> **Task directions**:
The lines to extract run from the first line of the material below to the line containing "const comparacionTexto = ['p<0.001', 'p<0.001', 'p<0.001'];", both included; leave the pictures behind.

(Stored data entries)
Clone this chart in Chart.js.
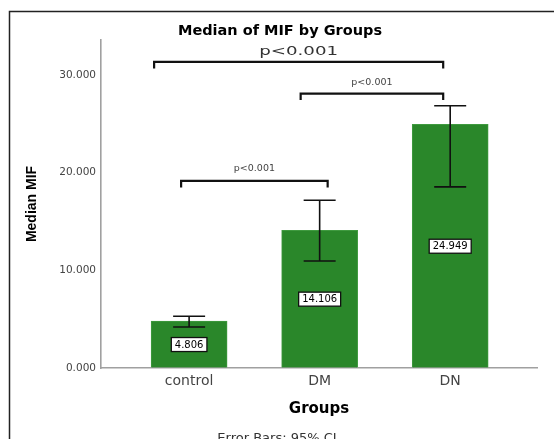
<!DOCTYPE html>
<html>
<head>
<meta charset="utf-8">
<script src="https://cdn.jsdelivr.net/npm/chart.js@4.4.1/dist/chart.umd.min.js"></script>
<style>
  html, body { margin: 0; padding: 0; background: #fff; overflow: hidden; }
  canvas { display: block; }
</style>
</head>
<body>
<canvas id="graficaMIF" width="554" height="439"></canvas>
<script>
// Datos de la gráfica
const categorias = ['control', 'DM', 'DN'];
const medianas = [4.806, 14.106, 24.949];
const icInferior = [4.20, 10.96, 18.55]; // límite inferior del IC 95%
const icSuperior = [5.30, 17.18, 26.87]; // límite superior del IC 95%
const ticksY = [0, 10, 20, 30];

// Comparaciones entre grupos (índices de grupo, nivel en unidades del eje Y y texto)
const comparacionDesde = [0, 1, 0];
const comparacionHasta = [1, 2, 2];
const comparacionNivel = [19.16, 28.11, 31.35];
const comparacionTexto = ['p<0.001', 'p<0.001', 'p<0.001'];

// Fondo blanco y marco exterior (solo lados izquierdo y superior visibles)
const fondoYMarco = {
    id: 'fondoYMarco',
    beforeDraw(chart) {
        const ctx = chart.ctx;
        ctx.save();
        ctx.fillStyle = '#fff';
        ctx.fillRect(0, 0, chart.width, chart.height);
        ctx.strokeStyle = '#222';
        ctx.lineWidth = 1.5;
        ctx.beginPath();
        ctx.moveTo(9.5, chart.height);
        ctx.lineTo(9.5, 11.5);
        ctx.lineTo(chart.width, 11.5);
        ctx.stroke();
        ctx.restore();
    }
};

// Barras de error (IC 95%)
const barrasError = {
    id: 'barrasError',
    afterDatasetsDraw(chart) {
        const { ctx, scales: { x, y } } = chart;
        ctx.save();
        ctx.strokeStyle = '#111';
        ctx.lineWidth = 1.6;
        categorias.forEach((c, i) => {
            const px = x.getPixelForValue(i);
            const y1 = y.getPixelForValue(icInferior[i]);
            const y2 = y.getPixelForValue(icSuperior[i]);
            ctx.beginPath();
            ctx.moveTo(px, y1); ctx.lineTo(px, y2);
            ctx.moveTo(px - 16, y1); ctx.lineTo(px + 16, y1);
            ctx.moveTo(px - 16, y2); ctx.lineTo(px + 16, y2);
            ctx.stroke();
        });
        ctx.restore();
    }
};

// Etiquetas con el valor de la mediana, en cajas blancas a media barra
const etiquetasValor = {
    id: 'etiquetasValor',
    afterDatasetsDraw(chart) {
        const { ctx, scales: { x, y } } = chart;
        ctx.save();
        ctx.font = '10px "DejaVu Sans"';
        ctx.textAlign = 'center';
        ctx.textBaseline = 'middle';
        medianas.forEach((v, i) => {
            const texto = v.toFixed(3);
            const px = x.getPixelForValue(i);
            const py = y.getPixelForValue(v / 2);
            const ancho = ctx.measureText(texto).width + 7;
            ctx.fillStyle = '#fff';
            ctx.fillRect(px - ancho / 2, py - 7, ancho, 14);
            ctx.strokeStyle = '#111';
            ctx.lineWidth = 1.3;
            ctx.strokeRect(px - ancho / 2, py - 7, ancho, 14);
            ctx.fillStyle = '#000';
            ctx.fillText(texto, px, py + 0.5);
        });
        ctx.restore();
    }
};

// Corchetes de significancia
const corchetes = {
    id: 'corchetes',
    afterDraw(chart) {
        const { ctx, scales: { x, y } } = chart;
        // ajustes de los extremos (px) y estilo de cada corchete
        const ajusteIzq = [-8, -19, -35];
        const ajusteDer = [8, -7, -7];
        const fuentes = ['9.5px "DejaVu Sans"', '9.5px "DejaVu Sans"', '13px "DejaVu Sans"'];
        const estirar = [1, 1, 1.4];
        const separacion = [12.5, 11.5, 10];
        ctx.save();
        comparacionTexto.forEach((t, i) => {
            const x1 = x.getPixelForValue(comparacionDesde[i]) + ajusteIzq[i];
            const x2 = x.getPixelForValue(comparacionHasta[i]) + ajusteDer[i];
            const py = y.getPixelForValue(comparacionNivel[i]);
            ctx.strokeStyle = '#111';
            ctx.lineWidth = 2.2;
            ctx.beginPath();
            ctx.moveTo(x1, py + 6.5);
            ctx.lineTo(x1, py);
            ctx.lineTo(x2, py);
            ctx.lineTo(x2, py + 6.5);
            ctx.stroke();
            ctx.save();
            ctx.translate((x1 + x2) / 2, py - separacion[i]);
            ctx.scale(estirar[i], 1);
            ctx.font = fuentes[i];
            ctx.fillStyle = i === 2 ? '#333' : '#444';
            ctx.textAlign = 'center';
            ctx.textBaseline = 'middle';
            ctx.fillText(t, 0, 0);
            ctx.restore();
        });
        ctx.restore();
    }
};

// Nota al pie sobre las barras de error
const notaPie = {
    id: 'notaPie',
    afterDraw(chart) {
        const ctx = chart.ctx;
        ctx.save();
        ctx.font = '13px "DejaVu Sans"';
        ctx.fillStyle = '#333';
        ctx.textAlign = 'center';
        ctx.textBaseline = 'alphabetic';
        ctx.fillText('Error Bars: 95% CI', 277, 442);
        ctx.restore();
    }
};

const ctx = document.getElementById('graficaMIF').getContext('2d');
new Chart(ctx, {
    type: 'bar',
    data: {
        datasets: [{
            label: 'Median MIF',
            data: medianas.map((v, i) => ({ x: i, y: v })),
            backgroundColor: '#2a872a',
            borderColor: '#3f9a3f',
            borderWidth: 1,
            barThickness: 76
        }]
    },
    options: {
        responsive: false,
        devicePixelRatio: 1,
        animation: false,
        layout: { padding: { left: 23, right: 17, top: 0, bottom: 0 } },
        plugins: {
            legend: { display: false },
            tooltip: { enabled: false },
            title: {
                display: true,
                text: 'Median of MIF by Groups',
                color: '#000',
                font: { family: 'DejaVu Sans', size: 14.5, weight: 'bold' },
                padding: { top: 22.6, bottom: 0 }
            }
        },
        scales: {
            x: {
                type: 'linear',
                offset: false,
                min: -0.675,
                max: 2.665,
                afterBuildTicks: s => { s.ticks = categorias.map((c, i) => ({ value: i })); },
                afterFit: s => { s.height = 71; },
                grid: { offset: false, drawOnChartArea: false, drawTicks: false },
                border: { display: true, color: '#a0a0a0', width: 1.6 },
                ticks: {
                    autoSkip: false,
                    maxRotation: 0,
                    padding: 5,
                    color: '#444',
                    font: { family: 'DejaVu Sans', size: 14 },
                    callback: v => categorias[v]
                },
                title: {
                    display: true,
                    text: 'Groups',
                    color: '#000',
                    font: { family: 'DejaVu Sans', size: 15, weight: 'bold' },
                    padding: { top: 0, bottom: 21 }
                }
            },
            y: {
                min: 0,
                max: 33.6,
                afterBuildTicks: s => { s.ticks = ticksY.map(v => ({ value: v })); },
                afterFit: s => { s.width = 78; },
                grid: { drawOnChartArea: false, drawTicks: false },
                border: { display: true, color: '#a0a0a0', width: 1.6 },
                ticks: {
                    padding: 5,
                    color: '#444',
                    font: { family: 'DejaVu Sans', size: 10.5 },
                    callback: v => v.toFixed(3)
                },
                title: {
                    display: true,
                    text: 'Median MIF',
                    color: '#000',
                    font: { family: 'Liberation Sans', size: 14, weight: 'bold' },
                    padding: { top: 1, bottom: 0 }
                }
            }
        }
    },
    plugins: [fondoYMarco, barrasError, etiquetasValor, corchetes, notaPie]
});
</script>
</body>
</html>
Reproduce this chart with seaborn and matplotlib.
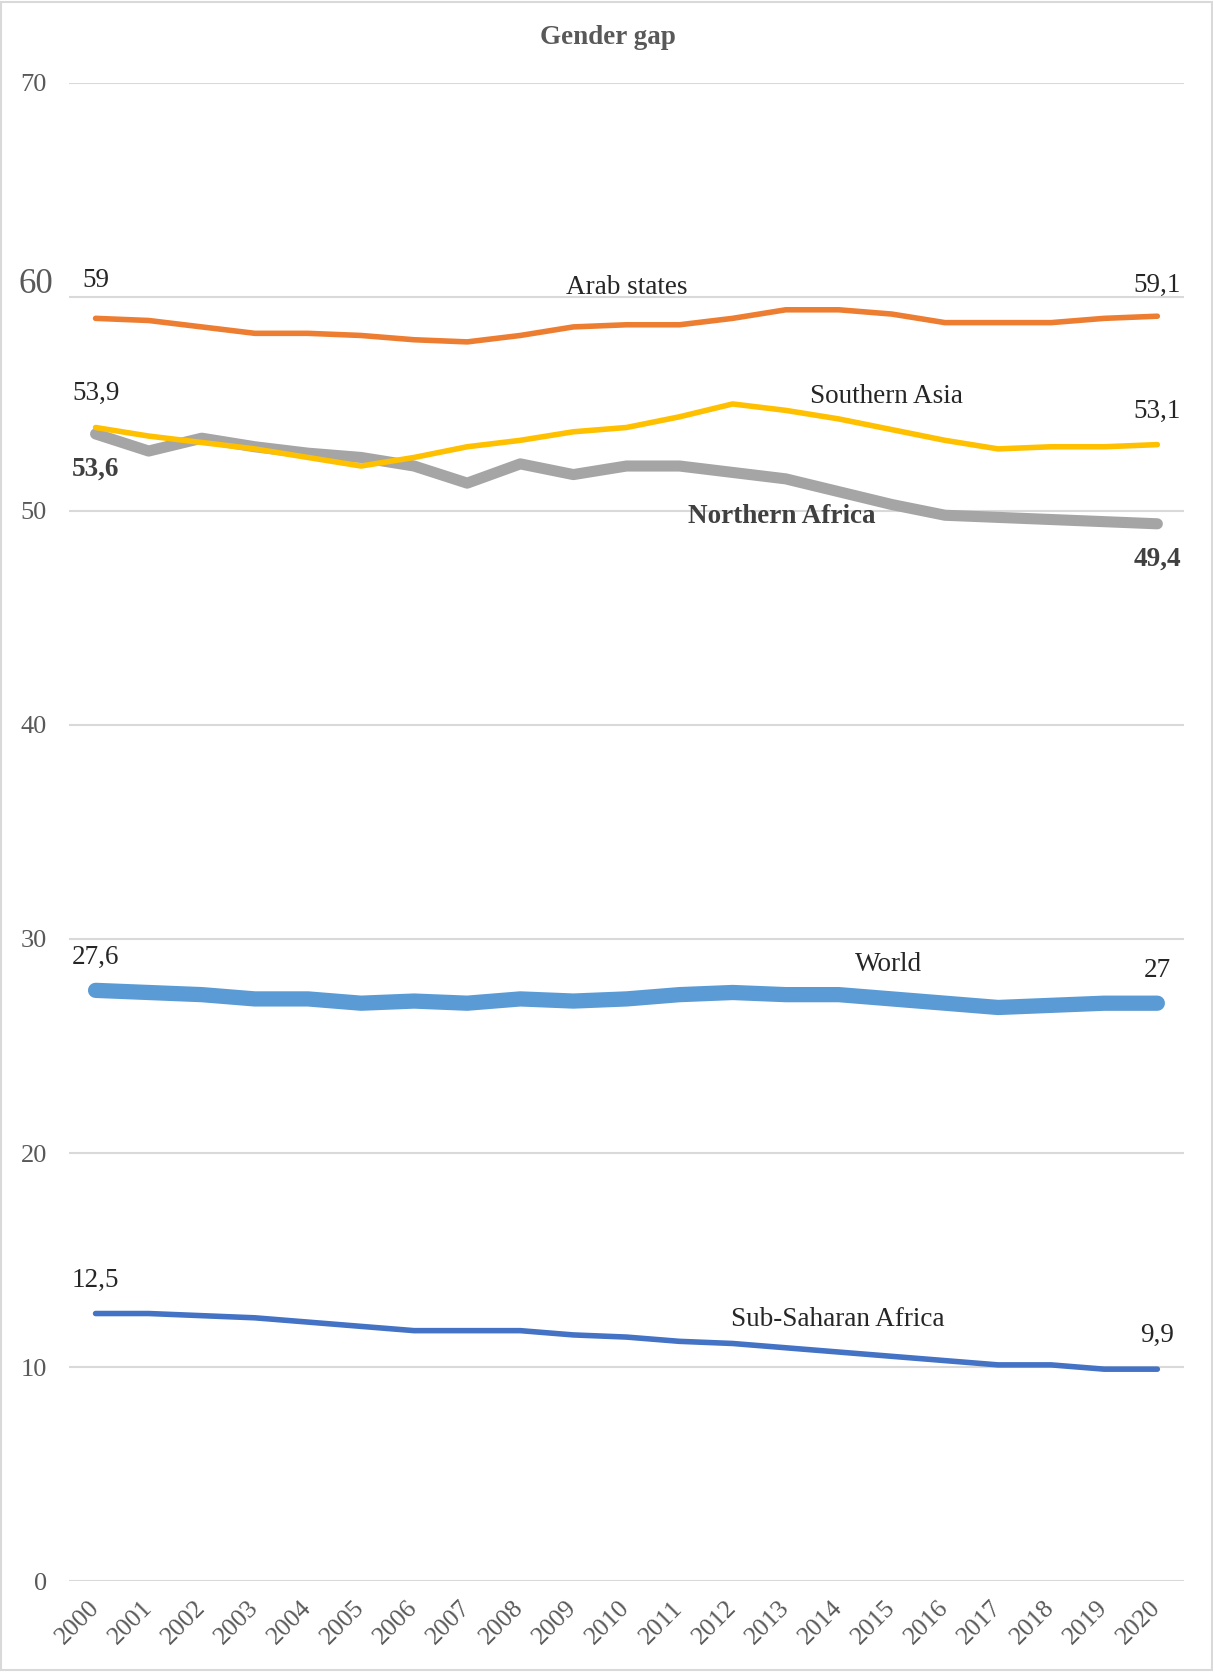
import numpy as np
import pandas as pd
import matplotlib
matplotlib.use("Agg")
import matplotlib.pyplot as plt
import seaborn as sns

years = list(range(2000, 2021))
arab_states = [59.0, 58.9, 58.6, 58.3, 58.3, 58.2, 58.0, 57.9, 58.2, 58.6, 58.7,
               58.7, 59.0, 59.4, 59.4, 59.2, 58.8, 58.8, 58.8, 59.0, 59.1]
southern_asia = [53.9, 53.5, 53.2, 52.9, 52.5, 52.1, 52.5, 53.0, 53.3, 53.7, 53.9,
                 54.4, 55.0, 54.7, 54.3, 53.8, 53.3, 52.9, 53.0, 53.0, 53.1]
northern_africa = [53.6, 52.8, 53.4, 53.0, 52.7, 52.5, 52.1, 51.3, 52.2, 51.7, 52.1,
                   52.1, 51.8, 51.5, 50.9, 50.3, 49.8, 49.7, 49.6, 49.5, 49.4]
world = [27.6, 27.5, 27.4, 27.2, 27.2, 27.0, 27.1, 27.0, 27.2, 27.1, 27.2,
         27.4, 27.5, 27.4, 27.4, 27.2, 27.0, 26.8, 26.9, 27.0, 27.0]
sub_saharan = [12.5, 12.5, 12.4, 12.3, 12.1, 11.9, 11.7, 11.7, 11.7, 11.5, 11.4,
               11.2, 11.1, 10.9, 10.7, 10.5, 10.3, 10.1, 10.1, 9.9, 9.9]
y_ticks = [0, 10, 20, 30, 40, 50, 60, 70]
title = "Gender gap"

sns.set_theme(style="white")
plt.rcParams['font.family'] = ['Liberation Serif', 'DejaVu Serif']

fig = plt.figure(figsize=(12.13, 16.72), dpi=100)
ax = fig.add_axes([0.0569, 0.0544, 0.976 - 0.0569, 0.9504 - 0.0544])

grey_txt = "#595959"
dark_txt = "#404040"

series = [
    ("Sub-Saharan Africa", sub_saharan, "#4472C4", 4.0),
    ("World", world, "#5B9BD5", 11.0),
    ("Northern Africa", northern_africa, "#A5A5A5", 8.0),
    ("Southern Asia", southern_asia, "#FFC000", 4.0),
    ("Arab states", arab_states, "#ED7D31", 4.0),
]
for name, vals, col, lw in series:
    df = pd.DataFrame({"year": years, "value": vals})
    sns.lineplot(data=df, x="year", y="value", color=col, linewidth=lw, ax=ax,
                 solid_capstyle="round", solid_joinstyle="round")

ax.set_xlim(1999.5, 2020.5)
ax.set_ylim(0, 70)
ax.set_yticks(y_ticks)
ax.set_yticklabels(["" if v == 60 else str(v) for v in y_ticks])
ax.set_xticks(years)
ax.set_xticklabels([str(y) for y in years], rotation=45, ha="right",
                   rotation_mode="anchor", va="center")
ax.tick_params(axis="y", length=0, pad=16, labelsize=19, labelcolor=grey_txt)
ax.tick_params(axis="x", length=0, pad=17, labelsize=18.5, labelcolor=grey_txt)
# the "60" label is drawn larger and slightly higher in the original
ax.text(-0.0143, 60.6, "60", transform=ax.get_yaxis_transform(), ha="right",
        va="center", fontsize=25, color=grey_txt)
ax.set_xlabel("")
ax.set_ylabel("")
ax.yaxis.grid(True, color="#d9d9d9", linewidth=1.5)
ax.xaxis.grid(False)
ax.set_axisbelow(True)
for s in ax.spines.values():
    s.set_visible(False)

fig.text(0.501, 1 - 37 / 1672, title, ha="center", va="center", fontsize=19.5,
         fontweight="bold", color=grey_txt)

fs = 19.5
ann = [
    ("59", 2000, 60.75, "normal"),
    ("Arab states", 2010.0, 60.42, "normal"),
    ("59,1", 2020, 60.56, "normal"),
    ("53,9", 2000, 55.47, "normal"),
    ("53,6", 2000, 51.96, "bold"),
    ("Southern Asia", 2014.9, 55.33, "normal"),
    ("53,1", 2020, 54.67, "normal"),
    ("Northern Africa", 2012.93, 49.72, "bold"),
    ("49,4", 2020, 47.76, "bold"),
    ("27,6", 2000, 29.16, "normal"),
    ("World", 2014.94, 28.79, "normal"),
    ("27", 2020, 28.55, "normal"),
    ("12,5", 2000, 14.07, "normal"),
    ("Sub-Saharan Africa", 2013.98, 12.24, "normal"),
    ("9,9", 2020, 11.5, "normal"),
]
for txt, x, y, w in ann:
    ax.text(x, y, txt, ha="center", va="center", fontsize=fs, fontweight=w,
            color=dark_txt if w == "bold" else "#262626")

border = plt.Rectangle((0.001, 0.001), 0.998, 0.998, transform=fig.transFigure,
                       fill=False, edgecolor="#d9d9d9", linewidth=1.5)
fig.patches.append(border)

fig.savefig("out.png", dpi=100, facecolor="white")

> **The reply**:
Clone this chart in Chart.js.
<!DOCTYPE html>
<html>
<head>
<meta charset="utf-8">
<script src="https://cdn.jsdelivr.net/npm/chart.js@4.4.1/dist/chart.umd.min.js"></script>
<style>
  html, body { margin: 0; padding: 0; background: #fff; overflow: hidden; }
  canvas { display: block; }
</style>
</head>
<body>
<canvas id="graficaMIF" width="554" height="439"></canvas>
<script>
// Datos de la gráfica
const categorias = ['control', 'DM', 'DN'];
const medianas = [4.806, 14.106, 24.949];
const icInferior = [4.20, 10.96, 18.55]; // límite inferior del IC 95%
const icSuperior = [5.30, 17.18, 26.87]; // límite superior del IC 95%
const ticksY = [0, 10, 20, 30];

// Comparaciones entre grupos (índices de grupo, nivel en unidades del eje Y y texto)
const comparacionDesde = [0, 1, 0];
const comparacionHasta = [1, 2, 2];
const comparacionNivel = [19.16, 28.11, 31.35];
const comparacionTexto = ['p<0.001', 'p<0.001', 'p<0.001'];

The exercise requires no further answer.